● What the task asks: Copy exactly the lines that run from the top of the listing to the line containing "dx: 10, dy: 7", both ends included, and omit the pictures.

● Recorded information:
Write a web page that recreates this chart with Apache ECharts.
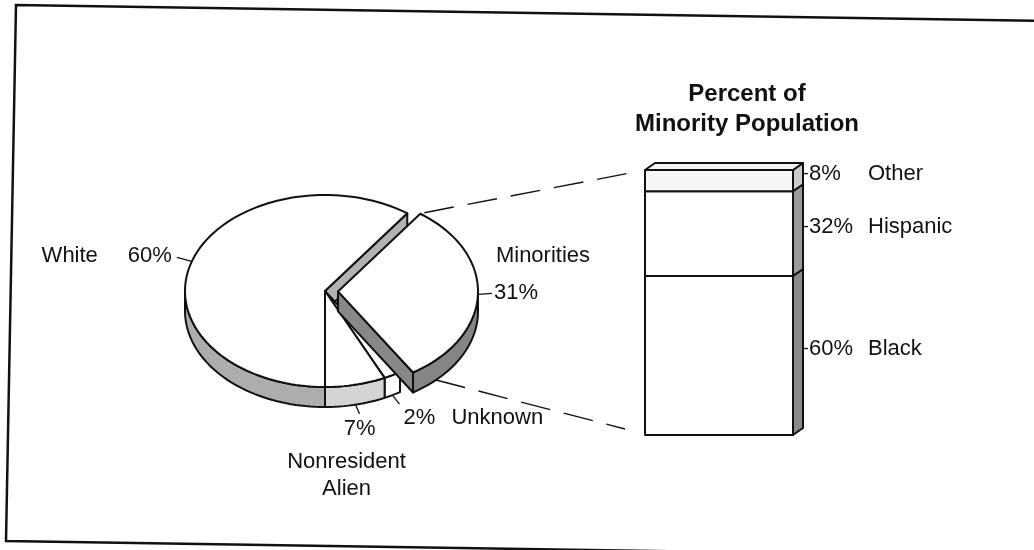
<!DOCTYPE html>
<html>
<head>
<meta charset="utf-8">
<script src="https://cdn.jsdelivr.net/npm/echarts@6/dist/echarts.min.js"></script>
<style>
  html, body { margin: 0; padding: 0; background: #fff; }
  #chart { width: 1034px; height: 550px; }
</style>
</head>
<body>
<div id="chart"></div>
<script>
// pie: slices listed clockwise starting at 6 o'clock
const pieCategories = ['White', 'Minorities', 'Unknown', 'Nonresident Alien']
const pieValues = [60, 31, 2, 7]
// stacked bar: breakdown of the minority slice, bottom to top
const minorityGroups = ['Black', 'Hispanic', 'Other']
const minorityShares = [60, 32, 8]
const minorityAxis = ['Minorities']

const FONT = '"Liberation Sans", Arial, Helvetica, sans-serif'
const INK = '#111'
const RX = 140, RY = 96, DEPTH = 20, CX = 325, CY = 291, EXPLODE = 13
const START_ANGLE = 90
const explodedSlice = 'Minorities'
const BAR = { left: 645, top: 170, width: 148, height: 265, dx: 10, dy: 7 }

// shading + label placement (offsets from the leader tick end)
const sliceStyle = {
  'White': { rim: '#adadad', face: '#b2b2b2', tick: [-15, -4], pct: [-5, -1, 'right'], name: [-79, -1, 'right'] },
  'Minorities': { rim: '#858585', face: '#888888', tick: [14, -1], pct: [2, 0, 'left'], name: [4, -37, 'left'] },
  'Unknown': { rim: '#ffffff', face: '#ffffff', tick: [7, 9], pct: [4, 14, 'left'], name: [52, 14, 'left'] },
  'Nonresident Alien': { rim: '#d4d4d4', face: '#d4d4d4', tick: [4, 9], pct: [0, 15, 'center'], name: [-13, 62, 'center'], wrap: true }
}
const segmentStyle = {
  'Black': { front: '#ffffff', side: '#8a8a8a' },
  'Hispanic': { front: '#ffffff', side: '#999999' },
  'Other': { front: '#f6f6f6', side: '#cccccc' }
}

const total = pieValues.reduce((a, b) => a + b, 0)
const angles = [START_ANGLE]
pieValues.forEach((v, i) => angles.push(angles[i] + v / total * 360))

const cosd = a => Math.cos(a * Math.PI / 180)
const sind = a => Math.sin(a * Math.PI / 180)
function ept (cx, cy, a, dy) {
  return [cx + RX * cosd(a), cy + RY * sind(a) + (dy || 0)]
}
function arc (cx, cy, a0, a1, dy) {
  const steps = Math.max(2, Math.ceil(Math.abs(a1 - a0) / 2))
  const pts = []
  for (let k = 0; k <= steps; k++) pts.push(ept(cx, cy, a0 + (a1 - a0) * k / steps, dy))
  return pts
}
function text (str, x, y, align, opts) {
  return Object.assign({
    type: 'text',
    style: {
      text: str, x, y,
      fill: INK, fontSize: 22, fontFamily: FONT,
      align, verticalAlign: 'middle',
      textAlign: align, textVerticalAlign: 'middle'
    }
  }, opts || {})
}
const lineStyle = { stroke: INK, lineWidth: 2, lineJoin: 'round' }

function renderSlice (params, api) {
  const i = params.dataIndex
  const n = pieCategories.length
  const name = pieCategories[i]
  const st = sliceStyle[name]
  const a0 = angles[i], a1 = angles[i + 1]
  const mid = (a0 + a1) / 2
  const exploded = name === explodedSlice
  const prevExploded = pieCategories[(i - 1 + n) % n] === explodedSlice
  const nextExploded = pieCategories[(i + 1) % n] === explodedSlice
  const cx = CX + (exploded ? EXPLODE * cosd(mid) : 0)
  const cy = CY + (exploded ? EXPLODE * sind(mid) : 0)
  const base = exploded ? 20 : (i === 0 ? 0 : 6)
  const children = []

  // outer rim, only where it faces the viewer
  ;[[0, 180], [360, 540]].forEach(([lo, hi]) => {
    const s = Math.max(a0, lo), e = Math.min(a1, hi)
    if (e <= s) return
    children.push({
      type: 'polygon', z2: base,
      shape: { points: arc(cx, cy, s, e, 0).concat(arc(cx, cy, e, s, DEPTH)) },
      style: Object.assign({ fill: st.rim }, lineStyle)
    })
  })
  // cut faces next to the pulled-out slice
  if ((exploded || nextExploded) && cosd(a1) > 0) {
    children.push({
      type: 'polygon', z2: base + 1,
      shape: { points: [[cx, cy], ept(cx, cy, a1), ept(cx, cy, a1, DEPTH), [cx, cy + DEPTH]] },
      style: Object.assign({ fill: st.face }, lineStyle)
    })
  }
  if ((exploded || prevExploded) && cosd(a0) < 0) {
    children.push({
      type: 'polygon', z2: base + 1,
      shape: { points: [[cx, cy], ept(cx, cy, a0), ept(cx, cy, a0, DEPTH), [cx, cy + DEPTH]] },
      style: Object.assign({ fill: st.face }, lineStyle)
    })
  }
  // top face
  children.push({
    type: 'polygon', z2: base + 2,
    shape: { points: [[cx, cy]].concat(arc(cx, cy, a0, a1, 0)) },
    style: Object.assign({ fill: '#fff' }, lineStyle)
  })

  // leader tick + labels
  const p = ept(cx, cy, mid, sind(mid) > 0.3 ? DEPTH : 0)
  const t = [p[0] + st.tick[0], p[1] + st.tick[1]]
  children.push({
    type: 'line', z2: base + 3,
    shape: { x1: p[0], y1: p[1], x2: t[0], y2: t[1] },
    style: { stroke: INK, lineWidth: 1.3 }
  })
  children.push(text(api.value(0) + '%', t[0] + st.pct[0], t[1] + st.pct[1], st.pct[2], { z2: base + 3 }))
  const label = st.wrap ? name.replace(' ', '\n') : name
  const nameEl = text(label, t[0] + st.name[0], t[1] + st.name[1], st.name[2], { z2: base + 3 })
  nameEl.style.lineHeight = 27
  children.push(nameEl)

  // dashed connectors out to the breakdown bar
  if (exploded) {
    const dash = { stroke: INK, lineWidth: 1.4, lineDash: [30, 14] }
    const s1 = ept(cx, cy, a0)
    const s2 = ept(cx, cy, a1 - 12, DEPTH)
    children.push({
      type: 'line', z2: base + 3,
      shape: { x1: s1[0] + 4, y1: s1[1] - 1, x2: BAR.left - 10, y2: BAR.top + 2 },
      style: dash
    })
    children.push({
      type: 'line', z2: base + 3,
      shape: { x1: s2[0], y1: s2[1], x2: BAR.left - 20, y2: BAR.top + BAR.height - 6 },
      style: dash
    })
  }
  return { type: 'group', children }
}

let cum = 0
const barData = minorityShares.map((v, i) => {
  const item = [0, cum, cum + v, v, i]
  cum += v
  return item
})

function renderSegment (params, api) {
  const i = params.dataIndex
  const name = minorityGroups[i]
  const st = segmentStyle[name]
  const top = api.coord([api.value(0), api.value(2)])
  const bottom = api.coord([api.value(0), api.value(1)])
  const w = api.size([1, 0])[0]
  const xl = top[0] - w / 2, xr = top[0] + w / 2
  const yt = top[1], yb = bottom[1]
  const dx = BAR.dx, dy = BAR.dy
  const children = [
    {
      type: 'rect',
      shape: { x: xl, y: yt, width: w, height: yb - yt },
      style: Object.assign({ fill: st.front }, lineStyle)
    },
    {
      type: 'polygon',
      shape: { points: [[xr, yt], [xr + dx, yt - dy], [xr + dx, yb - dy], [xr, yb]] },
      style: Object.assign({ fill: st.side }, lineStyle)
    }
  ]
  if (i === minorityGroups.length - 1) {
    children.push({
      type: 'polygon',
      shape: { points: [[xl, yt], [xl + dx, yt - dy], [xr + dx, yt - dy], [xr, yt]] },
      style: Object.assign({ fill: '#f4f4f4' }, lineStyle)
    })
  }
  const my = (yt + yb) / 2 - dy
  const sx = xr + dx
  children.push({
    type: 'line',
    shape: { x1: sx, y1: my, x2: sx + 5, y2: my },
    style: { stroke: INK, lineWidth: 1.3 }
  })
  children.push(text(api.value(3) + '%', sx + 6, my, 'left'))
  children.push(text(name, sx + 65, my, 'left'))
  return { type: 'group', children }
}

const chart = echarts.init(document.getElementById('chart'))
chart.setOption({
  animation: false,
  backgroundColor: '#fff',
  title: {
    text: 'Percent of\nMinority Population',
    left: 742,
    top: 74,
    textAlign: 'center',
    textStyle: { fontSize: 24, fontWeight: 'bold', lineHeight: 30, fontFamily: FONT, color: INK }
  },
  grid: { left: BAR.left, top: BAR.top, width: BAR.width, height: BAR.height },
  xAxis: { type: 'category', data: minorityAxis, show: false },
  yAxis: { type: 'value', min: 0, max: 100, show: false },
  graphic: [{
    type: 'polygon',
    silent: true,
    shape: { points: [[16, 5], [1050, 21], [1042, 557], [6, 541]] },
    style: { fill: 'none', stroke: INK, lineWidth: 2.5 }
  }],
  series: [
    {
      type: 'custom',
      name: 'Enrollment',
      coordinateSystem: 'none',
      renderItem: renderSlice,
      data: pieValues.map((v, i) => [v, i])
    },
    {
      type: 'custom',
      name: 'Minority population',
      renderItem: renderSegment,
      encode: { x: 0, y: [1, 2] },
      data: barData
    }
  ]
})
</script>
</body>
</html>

● Completed exercise:
Write a web page that recreates this chart with Apache ECharts.
<!DOCTYPE html>
<html>
<head>
<meta charset="utf-8">
<script src="https://cdn.jsdelivr.net/npm/echarts@6/dist/echarts.min.js"></script>
<style>
  html, body { margin: 0; padding: 0; background: #fff; }
  #chart { width: 1034px; height: 550px; }
</style>
</head>
<body>
<div id="chart"></div>
<script>
// pie: slices listed clockwise starting at 6 o'clock
const pieCategories = ['White', 'Minorities', 'Unknown', 'Nonresident Alien']
const pieValues = [60, 31, 2, 7]
// stacked bar: breakdown of the minority slice, bottom to top
const minorityGroups = ['Black', 'Hispanic', 'Other']
const minorityShares = [60, 32, 8]
const minorityAxis = ['Minorities']

const FONT = '"Liberation Sans", Arial, Helvetica, sans-serif'
const INK = '#111'
const RX = 140, RY = 96, DEPTH = 20, CX = 325, CY = 291, EXPLODE = 13
const START_ANGLE = 90
const explodedSlice = 'Minorities'
const BAR = { left: 645, top: 170, width: 148, height: 265, dx: 10, dy: 7 }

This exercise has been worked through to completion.